Is the F-Pace more evolutionary or revolutionary as a design?

“In terms of design, in terms of the make-up that we’ve created over the last 10 years, starting with the recent XF, it is evolutionary, because you see the visual cues running through it. In terms of the type of car we’re doing, clearly it’s a revolution for Jaguar, because we’ve never done this one before.

“From a design ethos, it’s evolutionary. Part of the reason for that is, if you look at the front of the car in particular, it looks like the rest of the family. I think if we put it off and did something completely different for the F-Pace, with no relationship to XF or XE, that connection would not be made.”

How long did you have to work on the F-Pace?

“Well, we had about three and a half years or so. That’s normally our timescale. Since I started many years ago with Ford, maybe 40 years ago now, my goodness, our timescale was like four to five years.
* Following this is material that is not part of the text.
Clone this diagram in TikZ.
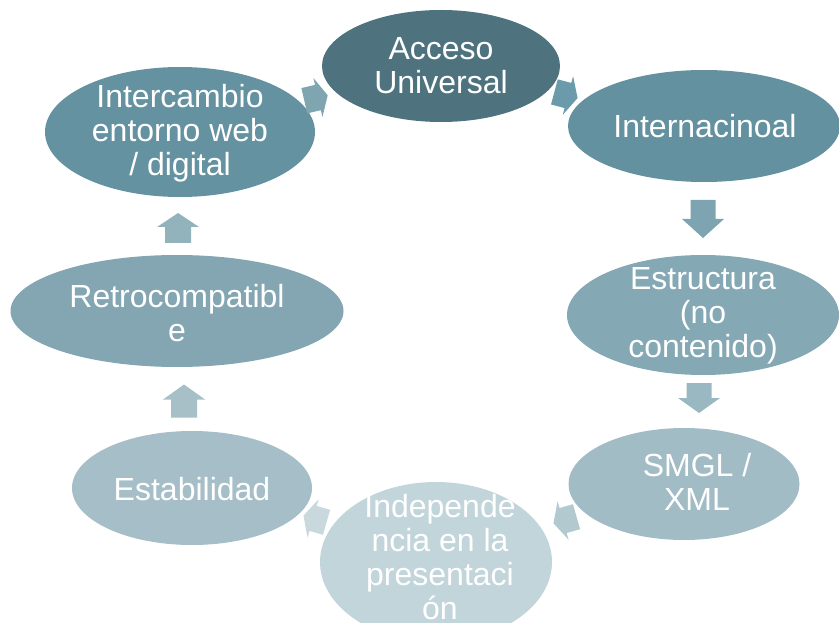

Now we’re down to three-and-a-half years, from first sketches to reality, which is fast, considering how complicated a car is now.

“So, from the time we put our pencils down to finishing our design work, and make sure we signed off every part, it was about three-and-a-half years in all, our workload, but then we have to police it into production as well.”
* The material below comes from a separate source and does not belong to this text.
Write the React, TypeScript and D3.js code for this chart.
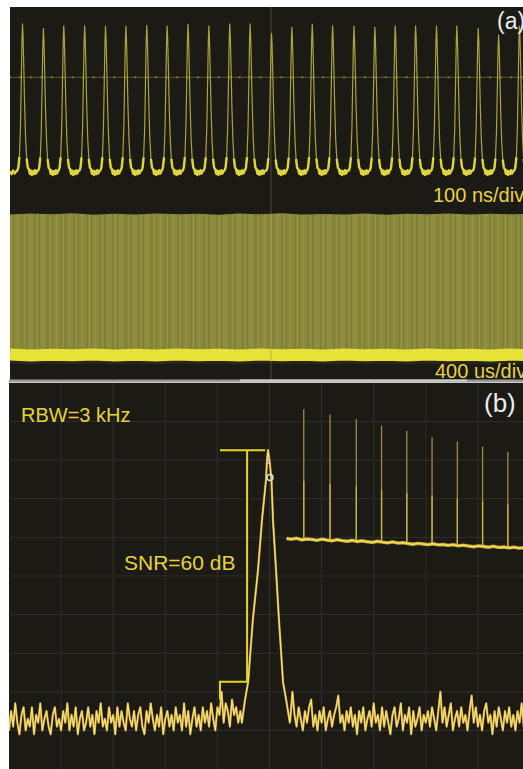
import * as d3 from 'd3'

const W = 523
const H = 769

// ---- (a) upper trace, 100 ns/div: pulse train
const pulseTimes = [24, 64, 103, 143, 183, 222, 262, 301, 341, 381, 421, 460, 501, 540, 579, 618, 659, 699, 738, 777, 817, 856, 897, 936, 976]
const pulsePeaks = [100.7, 97.5, 99.5, 99.5, 99.3, 99.3, 99.8, 99.3, 100.5, 99.5, 100.7, 100.7, 94.4, 98.4, 100.5, 99.5, 99.3, 98.4, 99.5, 99.5, 99.3, 99.3, 97.8, 93.2, 99.3]
// one pulse: [ns from peak, % of peak]
const pulseShape = [[-10, 1], [-8, 3], [-6, 10], [-4, 30], [-2.5, 60], [-1, 90], [0, 100], [1, 92], [2.5, 70], [4, 45], [6, 22], [8, 9], [10, 3]]
// ringing on the floor after each pulse: [ns from peak, level]
const floorRipple = [[12, 2], [14, -1.2], [16, 1], [18, -2], [20, 0.5], [22, -1.5], [24, 1.2], [26, -1], [28, 0.8]]
const leadIn = [[0, 0.5], [3, -1.5], [6, 1], [9, -1], [12, 0.5]]

// ---- (a) lower trace, 400 us/div: envelope of the train
const envelopeTop = [99.6, 100.3, 99.8, 100.5, 99.4, 100.1, 99.7, 100.4, 99.9, 100.2, 99.5, 100.3, 99.8, 100.6, 99.6, 100.0, 99.7, 100.4, 99.5, 100.2, 99.9, 100.3, 99.6, 100.1, 99.8, 100.2]
const envelopeFloor = [0.3, -0.4, 0.2, -0.2, 0.4, -0.3, 0.1, -0.4, 0.3, -0.1, 0.2, -0.3, 0.4, -0.2, 0.1, -0.4, 0.3, -0.2, 0.2, -0.3, 0.4, -0.1, 0.2, -0.4, 0.3, -0.2]

// ---- (b) RF spectrum, 10 dB/div, 10 kHz/div
const noiseStartKHz = -50
const noiseStepKHz = 0.4
const noiseFloor = [
  -90, -85, -89, -83, -88, -91, -86, -84, -90, -87, -89, -84, -91, -86, -88, -83, -90, -87, -85, -89,
  -91, -86, -84, -89, -87, -90, -85, -88, -83, -90, -86, -89, -84, -91, -87, -85, -90, -88, -84, -89,
  -86, -91, -85, -88, -83, -89, -87, -90, -84, -88, -86, -91, -84, -89, -85, -88, -90, -83, -87, -89,
  -85, -90, -86, -84, -89, -91, -85, -88, -83, -87, -90, -86, -89, -84, -91, -87, -85, -89, -86, -90,
  -84, -88, -86, -90, -83, -89, -85, -91, -87, -84, -89, -86, -90, -84, -88, -85, -89, -83, -87, -90,
  -84, -86, -80, -88, -83, -85, -89, -82, -86, -84, -88, -85, -88, -88, -88, -88, -88, -88, -88, -88,
  -88, -88, -88, -88, -88, -88, -88, -88, -88, -88, -88, -88, -88, -88, -88, -87, -80, -86, -89, -84,
  -87, -90, -85, -88, -84, -82, -89, -86, -90, -85, -88, -84, -90, -87, -85, -89, -86, -84, -81, -88,
  -86, -90, -85, -88, -84, -89, -86, -91, -85, -88, -84, -90, -87, -85, -89, -83, -88, -86, -90, -84,
  -89, -85, -88, -91, -86, -84, -89, -87, -83, -90, -86, -88, -84, -91, -85, -89, -87, -84, -90, -86,
  -88, -85, -89, -84, -87, -90, -85, -80, -88, -84, -89, -86, -83, -90, -87, -85, -89, -84, -88, -86,
  -90, -85, -81, -88, -84, -89, -86, -90, -85, -83, -88, -86, -91, -85, -89, -84, -87, -90, -85, -88,
  -84, -89, -86, -90, -85, -88, -83, -89, -86, -91, -85, -88, -84, -90, -86, -89, -85, -88,
]
// carrier line: [kHz, dBm]
const peakShape = [[-5.3, -88], [-4.7, -82.1], [-4.1, -77.5], [-3.2, -61.4], [-2.2, -48.4], [-1.44, -35.5], [-0.67, -25.1], [-0.48, -20], [-0.29, -17.4], [0, -20], [0.38, -25.1], [0.67, -35.5], [1.25, -48.4], [1.82, -61.4], [2.6, -77.5], [3.2, -82.1], [3.9, -88]]
const snrTop = -17.4
const snrBottom = -77.4

// inset: wide-span harmonics
const harmonicMHz = [25, 51, 77, 102, 127, 152, 177, 202, 227]
const harmonicDb = [-14.1, -16.3, -18.3, -21.2, -23.6, -26.3, -28.2, -30.4, -32.6]
const insetStartMHz = 8
const insetStepMHz = 5
const insetFloor = [-70.6, -70.9, -70.5, -71.2, -70.8, -71.0, -71.4, -70.9, -71.3, -71.6, -71.1, -71.5, -71.8, -71.4, -71.9, -71.6, -72.0, -72.3, -71.8, -72.2, -72.5, -72.1, -72.6, -72.4, -72.8, -73.1, -72.7, -73.0, -73.3, -72.9, -73.4, -73.2, -73.6, -73.3, -73.8, -73.5, -73.9, -74.2, -73.8, -74.1, -74.4, -74.0, -74.5, -74.3, -74.7, -74.4, -74.8, -74.6]

const font = '"Liberation Sans", Arial, sans-serif'
const bg = '#1c1a15'

export default function App() {
  // upper panel scales
  const xFast = d3.scaleLinear().domain([0, 1000]).range([10, 532])
  const yFast = d3.scaleLinear().domain([0, 100]).range([172, 25])
  const xSlow = d3.scaleLinear().domain([0, envelopeTop.length - 1]).range([10, 532])
  const ySlow = d3.scaleLinear().domain([0, 100]).range([355, 214])

  const fastPts: [number, number][] = leadIn.map((d) => [d[0], d[1]] as [number, number])
  pulseTimes.forEach((t, i) => {
    pulseShape.forEach(([dt, v]) => fastPts.push([t + dt, (v * pulsePeaks[i]) / 100]))
    floorRipple.forEach(([dt, v]) => fastPts.push([t + dt, v]))
  })
  const fastLine = d3.line<[number, number]>().x((d) => xFast(d[0])).y((d) => yFast(d[1]))
  const floorLine = d3
    .line<[number, number]>()
    .defined((d) => d[1] < 12)
    .x((d) => xFast(d[0]))
    .y((d) => yFast(d[1]))

  const envArea = d3
    .area<number>()
    .x((_, i) => xSlow(i))
    .y0((_, i) => ySlow(envelopeFloor[i]))
    .y1((d) => ySlow(d))
  const envFloorLine = d3.line<number>().x((_, i) => xSlow(i)).y((d) => ySlow(d))

  // spectrum scales
  const fx = d3.scaleLinear().domain([-50, 50]).range([9, 530])
  const fy = d3.scaleLinear().domain([0, -100]).range([383, 769])
  const pkLo = peakShape[0][0]
  const pkHi = peakShape[peakShape.length - 1][0]
  const spec: [number, number][] = []
  noiseFloor.forEach((v, i) => {
    const f = noiseStartKHz + i * noiseStepKHz
    if (f < pkLo) spec.push([f, v])
  })
  peakShape.forEach((p) => spec.push([p[0], p[1]]))
  noiseFloor.forEach((v, i) => {
    const f = noiseStartKHz + i * noiseStepKHz
    if (f > pkHi) spec.push([f, v])
  })
  const specLine = d3.line<[number, number]>().x((d) => fx(d[0])).y((d) => fy(d[1]))

  const ix = d3.scaleLinear().domain([0, 242]).range([278.5, 523])
  const iy = d3.scaleLinear().domain([-10, -80]).range([400, 560])
  const insetLine = d3
    .line<number>()
    .x((_, i) => ix(insetStartMHz + i * insetStepMHz))
    .y((d) => iy(d))
  const floorAt = (f: number) =>
    insetFloor[Math.max(0, Math.min(insetFloor.length - 1, Math.round((f - insetStartMHz) / insetStepMHz)))]

  const xGrid = d3.range(-40, 50, 10)
  const yGrid = d3.range(-10, -100, -10)
  const topDots = d3.range(10, 523, 10.44)

  const bracketLeft = -9.5
  const bracketMid = -4.3
  const bracketRight = -0.85

  return (
    <svg
      width={W}
      height={H}
      viewBox={`0 0 ${W} ${H}`}
      style={{ position: 'absolute', left: 0, top: 0, background: '#fff' }}
    >
      <defs>
        <clipPath id="clipA">
          <rect x={10} y={7} width={513} height={373} />
        </clipPath>
        <clipPath id="clipB">
          <rect x={9} y={383} width={514} height={386} />
        </clipPath>
        <pattern id="stripes" width={13} height={10} patternUnits="userSpaceOnUse">
          <rect width={13} height={10} fill="#8c8a3c" />
          <rect x={0} width={1} height={10} fill="#7b7933" />
          <rect x={4} width={1} height={10} fill="#969445" />
          <rect x={8} width={1.5} height={10} fill="#807e36" />
          <rect x={11} width={1} height={10} fill="#939142" />
        </pattern>
      </defs>

      {/* panel (a) */}
      <rect x={10} y={7} width={513} height={373} fill={bg} />
      <g clipPath="url(#clipA)">
        <line x1={10} x2={523} y1={77.3} y2={77.3} stroke="#5d5830" strokeWidth={1} />
        {topDots.map((x, i) => (
          <rect key={i} x={x - 1} y={76.3} width={2} height={2} fill="#7d7538" />
        ))}
        <line x1={xFast(500)} x2={xFast(500)} y1={7} y2={380} stroke="#4f4b32" strokeWidth={1} />

        <path d={fastLine(fastPts) ?? ''} fill="none" stroke="#aaa23c" strokeWidth={1.2} strokeLinejoin="round" />
        <path d={floorLine(fastPts) ?? ''} fill="none" stroke="#ddd53a" strokeWidth={2.4} strokeLinejoin="round" />

        <path d={envArea(envelopeTop) ?? ''} fill="url(#stripes)" />
        <path
          d={envFloorLine(envelopeFloor) ?? ''}
          fill="none"
          stroke="#2e2c1c"
          strokeWidth={4}
          transform="translate(0,7)"
          opacity={0.7}
        />
        <path d={envFloorLine(envelopeFloor) ?? ''} fill="none" stroke="#e6e236" strokeWidth={12} />
        <line x1={xFast(500)} x2={xFast(500)} y1={214} y2={362} stroke="#a6a450" strokeWidth={1} opacity={0.6} />

        <text x={433} y={202} fill="#e6d243" fontFamily={font} fontSize={20}>
          100 ns/div
        </text>
        <text x={435} y={378} fill="#e6d243" fontFamily={font} fontSize={20}>
          400 us/div
        </text>
        <text x={497} y={29} fill="#ececec" fontFamily={font} fontSize={23}>
          (a)
        </text>
      </g>

      {/* separator */}
      <rect x={9} y={379.5} width={514} height={3} fill="#9c9c9c" />
      <rect x={240} y={379.5} width={227} height={2} fill="#d0d0d0" />

      {/* panel (b) */}
      <rect x={9} y={383} width={514} height={386} fill={bg} />
      <g clipPath="url(#clipB)">
        {xGrid.map((f) => (
          <line key={`v${f}`} x1={fx(f)} x2={fx(f)} y1={383} y2={769} stroke="#302e2a" strokeWidth={1} />
        ))}
        {yGrid.map((v) => (
          <line key={`h${v}`} x1={9} x2={523} y1={fy(v)} y2={fy(v)} stroke="#302e2a" strokeWidth={1} />
        ))}

        {/* inset harmonics */}
        {harmonicMHz.map((f, i) => {
          const base = iy(floorAt(f))
          const top = iy(harmonicDb[i])
          return (
            <g key={`h${i}`}>
              <line x1={ix(f)} x2={ix(f)} y1={top} y2={base} stroke="#a08945" strokeWidth={1.3} />
              <line x1={ix(f)} x2={ix(f)} y1={base - (base - top) * 0.45} y2={base} stroke="#c8b442" strokeWidth={1.3} />
            </g>
          )
        })}
        <path d={insetLine(insetFloor) ?? ''} fill="none" stroke="#c9a640" strokeWidth={3.4} strokeLinejoin="round" />
        <path d={insetLine(insetFloor) ?? ''} fill="none" stroke="#efe050" strokeWidth={1.6} strokeLinejoin="round" />

        {/* main spectrum */}
        <path d={specLine(spec) ?? ''} fill="none" stroke="#c3904a" strokeWidth={2.2} strokeLinejoin="round" />
        <path d={specLine(spec) ?? ''} fill="none" stroke="#f3e46a" strokeWidth={1.2} strokeLinejoin="round" />

        {/* marker */}
        <text x={fx(0) - 3} y={fy(-21)} fill="#d8d8d8" fontFamily={font} fontSize={8}>
          1
        </text>
        <circle cx={fx(0.1)} cy={fy(-24.5)} r={3} fill="none" stroke="#e0e0e0" strokeWidth={1.4} />

        {/* SNR bracket */}
        <path
          d={`M${fx(bracketLeft)},${fy(snrTop)}H${fx(bracketRight)}M${fx(bracketMid)},${fy(snrTop)}V${fy(snrBottom)}H${fx(bracketLeft)}V${fy(-82)}`}
          fill="none"
          stroke="#e8d31c"
          strokeWidth={2}
        />

        <text x={21} y={422} fill="#e6d23a" fontFamily={font} fontSize={20}>
          RBW=3 kHz
        </text>
        <text x={124} y={570} fill="#e6d23a" fontFamily={font} fontSize={21}>
          SNR=60 dB
        </text>
        <text x={484} y={412} fill="#ececec" fontFamily={font} fontSize={26}>
          (b)
        </text>
      </g>
    </svg>
  )
}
Finally, what is the specific message you wanted to get across about the F-Pace?

“I just wanted to say that we really believe the brand is back to where it originally was meant to be. If William Lyons was here, I’m sure he would utterly approve of where we are, of what we’re doing. I just think that people should turn around and take notice of what we’re doing, because it is absolutely extraordinary what we’ve done in the last 10 years.

“We’re the fastest growing luxury brand in America by far, percentage-wise. Not just because of the F-Pace, but because the F-Pace has brought customers into dealerships, and they’re going out and buying the XE and XF.”